А что касается блогеров – я даже понятия не имею, что это такое, чем они живут. Хотя у меня масса приятелей –  Шишкин Олег, Игорь Штернберг – как только я в «Фейсбук» захожу, каждый раз мне в почту сбрасывают все свои ощущения. Я не отвечаю, но находятся же люди, которые отвечают!

– Вы общение предпочитаете живое?

– Да, но по «Скайпу» общаюсь. Очень удобная вещь, потому что я с Францией все время разговариваю и с Америкой – и это даже удобнее, чем по телефону.

– Алексей Владимирович часто говорит о том, что «нужно сохранить в себе человека». Как Вы сохраняете себя?

– Я сохраняюсь чувством юмора.

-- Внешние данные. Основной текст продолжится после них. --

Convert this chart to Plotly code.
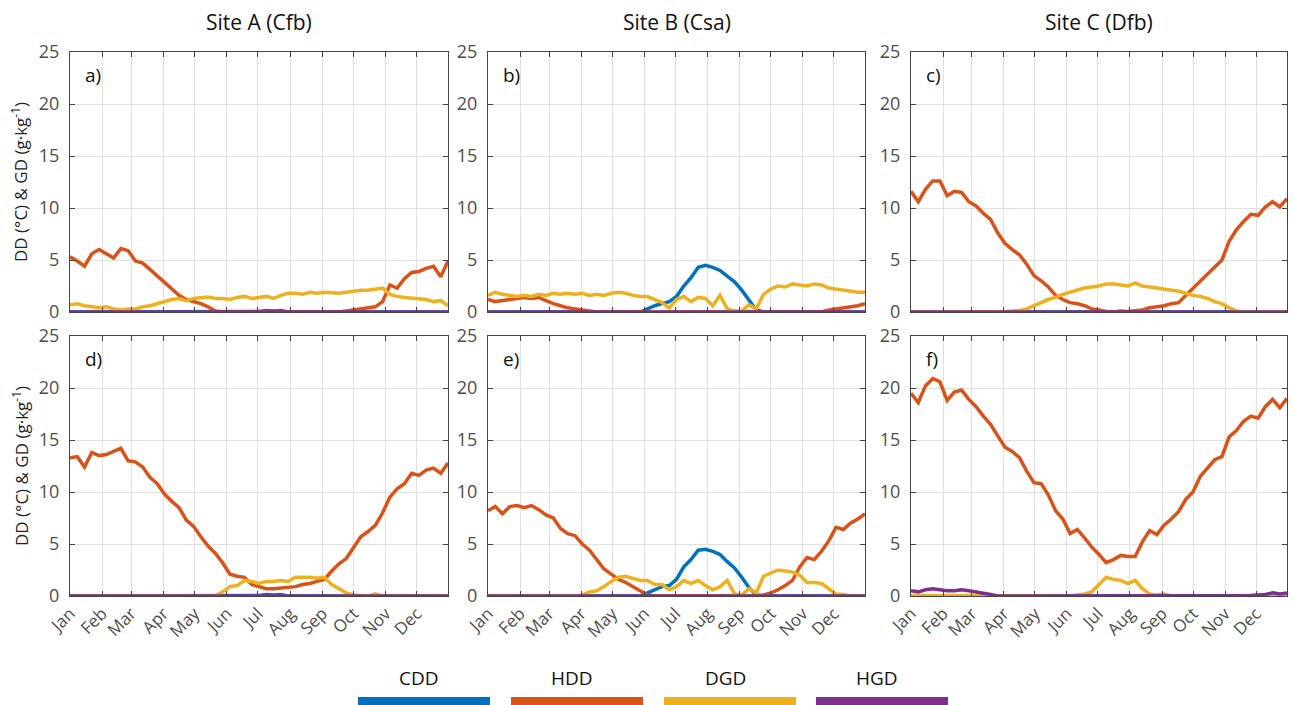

Отстраненностью. Во французском языке есть понятие «еffet de distanciation» – так называемый «эффект отстранения», когда смотришь на себя как на персонаж,  немного со стороны. А еще надо не ввязываться в дрязги. Дерьмо по возможности обходить стороной и все! По возможности. Потому что иногда все-таки бывает, что не обойти – вот в чем беда. Как в Миргороде, помните, лужа во всю площадь, и не обойти. У нас луж много, дерьма тоже хватает. Вот так – с чувством юмора и иногда с зажатыми ноздрями. Контактировать с людьми позитивно настроенными. Потому что критиковать легко, а найти что-то позитивное – гораздо сложнее. Хотя иногда и не стоит искать в негативном позитивное, чтобы не загубить совсем. И попусту не растрачиваться – живем-то один раз.